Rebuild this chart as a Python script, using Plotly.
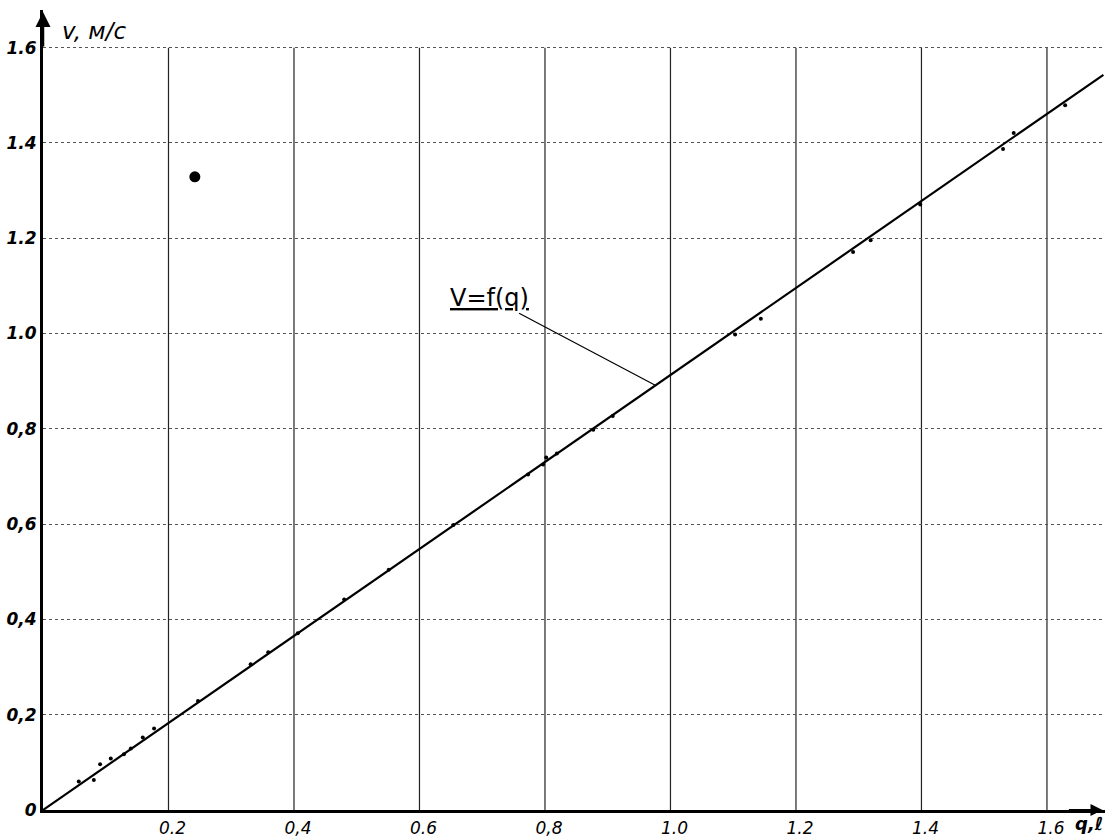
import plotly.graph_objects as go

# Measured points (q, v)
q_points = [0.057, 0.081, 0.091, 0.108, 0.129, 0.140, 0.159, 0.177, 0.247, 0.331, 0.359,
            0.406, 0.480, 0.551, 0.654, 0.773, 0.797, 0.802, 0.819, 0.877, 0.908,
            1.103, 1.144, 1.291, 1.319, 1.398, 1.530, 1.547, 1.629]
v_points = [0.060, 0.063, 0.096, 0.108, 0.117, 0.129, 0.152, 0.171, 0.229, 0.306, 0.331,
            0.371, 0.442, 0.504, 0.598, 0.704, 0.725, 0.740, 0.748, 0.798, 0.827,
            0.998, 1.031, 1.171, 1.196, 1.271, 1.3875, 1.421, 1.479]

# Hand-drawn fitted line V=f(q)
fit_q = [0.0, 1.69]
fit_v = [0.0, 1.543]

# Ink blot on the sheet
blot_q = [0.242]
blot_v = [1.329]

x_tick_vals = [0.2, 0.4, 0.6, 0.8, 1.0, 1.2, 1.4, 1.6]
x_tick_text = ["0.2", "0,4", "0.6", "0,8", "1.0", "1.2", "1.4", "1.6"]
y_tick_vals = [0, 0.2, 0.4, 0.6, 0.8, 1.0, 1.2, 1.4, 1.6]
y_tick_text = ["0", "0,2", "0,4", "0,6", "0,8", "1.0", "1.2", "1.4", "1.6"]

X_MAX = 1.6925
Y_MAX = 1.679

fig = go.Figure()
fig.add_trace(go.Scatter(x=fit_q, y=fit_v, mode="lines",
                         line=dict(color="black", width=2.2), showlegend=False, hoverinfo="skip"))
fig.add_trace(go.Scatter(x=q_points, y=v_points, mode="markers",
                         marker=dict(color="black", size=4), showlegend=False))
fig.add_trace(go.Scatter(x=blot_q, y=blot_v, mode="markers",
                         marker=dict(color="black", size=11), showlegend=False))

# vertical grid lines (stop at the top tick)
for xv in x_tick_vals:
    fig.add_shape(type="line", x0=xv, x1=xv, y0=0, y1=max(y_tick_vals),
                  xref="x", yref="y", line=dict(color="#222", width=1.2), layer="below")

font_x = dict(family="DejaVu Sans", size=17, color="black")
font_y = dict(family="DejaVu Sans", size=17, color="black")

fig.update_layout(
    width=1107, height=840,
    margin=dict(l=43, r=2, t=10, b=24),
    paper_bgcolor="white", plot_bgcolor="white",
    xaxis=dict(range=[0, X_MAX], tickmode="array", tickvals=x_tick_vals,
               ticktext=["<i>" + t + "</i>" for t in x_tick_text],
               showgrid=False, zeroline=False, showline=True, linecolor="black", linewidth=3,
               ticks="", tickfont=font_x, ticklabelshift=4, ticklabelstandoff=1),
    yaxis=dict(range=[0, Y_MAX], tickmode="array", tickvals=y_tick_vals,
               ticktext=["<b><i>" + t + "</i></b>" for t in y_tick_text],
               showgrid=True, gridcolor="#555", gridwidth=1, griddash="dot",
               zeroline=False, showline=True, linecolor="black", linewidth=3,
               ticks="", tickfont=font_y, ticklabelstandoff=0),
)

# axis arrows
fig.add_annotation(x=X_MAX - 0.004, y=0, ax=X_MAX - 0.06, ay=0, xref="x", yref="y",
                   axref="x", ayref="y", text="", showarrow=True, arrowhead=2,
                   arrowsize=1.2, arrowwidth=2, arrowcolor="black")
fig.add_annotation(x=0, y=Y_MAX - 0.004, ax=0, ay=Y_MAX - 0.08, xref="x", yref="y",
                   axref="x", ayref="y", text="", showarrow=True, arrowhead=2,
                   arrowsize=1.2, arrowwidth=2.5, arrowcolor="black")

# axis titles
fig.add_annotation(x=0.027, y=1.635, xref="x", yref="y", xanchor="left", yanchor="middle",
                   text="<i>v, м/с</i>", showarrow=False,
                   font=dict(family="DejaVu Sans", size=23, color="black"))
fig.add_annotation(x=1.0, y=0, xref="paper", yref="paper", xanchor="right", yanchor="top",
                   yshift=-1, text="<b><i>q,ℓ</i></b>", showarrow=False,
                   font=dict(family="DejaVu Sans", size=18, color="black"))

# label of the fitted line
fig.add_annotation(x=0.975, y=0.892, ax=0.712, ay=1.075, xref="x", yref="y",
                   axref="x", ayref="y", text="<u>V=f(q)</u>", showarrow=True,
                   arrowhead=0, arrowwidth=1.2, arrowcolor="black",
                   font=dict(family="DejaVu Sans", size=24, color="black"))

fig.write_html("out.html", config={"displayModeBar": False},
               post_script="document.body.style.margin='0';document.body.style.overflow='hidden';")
··········
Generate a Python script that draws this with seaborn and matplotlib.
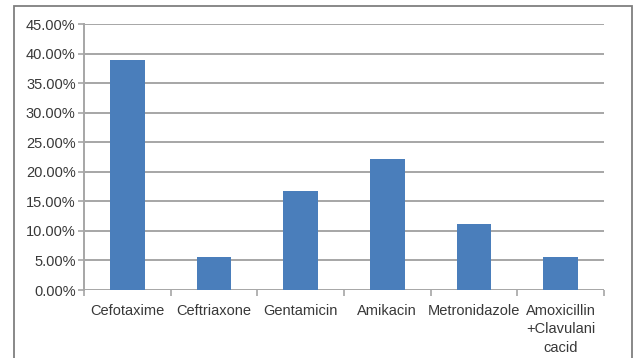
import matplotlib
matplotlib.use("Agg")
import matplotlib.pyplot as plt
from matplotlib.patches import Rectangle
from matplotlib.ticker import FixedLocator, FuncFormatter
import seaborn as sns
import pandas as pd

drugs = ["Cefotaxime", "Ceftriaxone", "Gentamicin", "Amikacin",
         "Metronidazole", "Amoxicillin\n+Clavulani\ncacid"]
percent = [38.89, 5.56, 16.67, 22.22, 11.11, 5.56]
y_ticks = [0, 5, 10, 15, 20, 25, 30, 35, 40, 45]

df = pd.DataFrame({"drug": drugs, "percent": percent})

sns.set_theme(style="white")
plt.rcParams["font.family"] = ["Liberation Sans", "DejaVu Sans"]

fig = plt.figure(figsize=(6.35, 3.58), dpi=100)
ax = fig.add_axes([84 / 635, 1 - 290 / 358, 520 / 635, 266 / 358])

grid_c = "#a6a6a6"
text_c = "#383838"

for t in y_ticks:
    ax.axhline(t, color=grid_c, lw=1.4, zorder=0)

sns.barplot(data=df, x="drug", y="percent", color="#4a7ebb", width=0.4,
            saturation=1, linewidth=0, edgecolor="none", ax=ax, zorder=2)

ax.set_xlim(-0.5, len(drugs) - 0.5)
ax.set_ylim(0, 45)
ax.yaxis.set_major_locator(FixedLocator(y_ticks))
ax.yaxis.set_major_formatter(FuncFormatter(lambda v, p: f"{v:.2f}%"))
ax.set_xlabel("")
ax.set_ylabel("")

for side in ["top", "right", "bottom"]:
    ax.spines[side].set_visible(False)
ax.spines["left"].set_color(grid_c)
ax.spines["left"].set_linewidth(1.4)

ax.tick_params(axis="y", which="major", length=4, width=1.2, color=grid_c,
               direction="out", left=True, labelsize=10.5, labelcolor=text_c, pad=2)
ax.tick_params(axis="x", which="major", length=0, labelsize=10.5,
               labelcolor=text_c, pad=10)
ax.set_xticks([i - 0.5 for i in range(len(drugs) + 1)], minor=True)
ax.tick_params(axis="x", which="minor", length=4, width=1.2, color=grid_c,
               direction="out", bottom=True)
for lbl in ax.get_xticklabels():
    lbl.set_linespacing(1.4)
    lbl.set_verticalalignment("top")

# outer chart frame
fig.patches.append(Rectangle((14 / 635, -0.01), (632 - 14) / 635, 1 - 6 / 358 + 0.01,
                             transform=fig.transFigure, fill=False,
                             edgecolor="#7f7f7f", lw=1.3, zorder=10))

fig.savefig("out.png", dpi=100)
··········
From the line containing "Rebuild this chart" through the line containing "import plotly.graph_objects as go", copy every line above exactly, without pictures.

Rebuild this chart as a Python script, using Plotly.
import plotly.graph_objects as go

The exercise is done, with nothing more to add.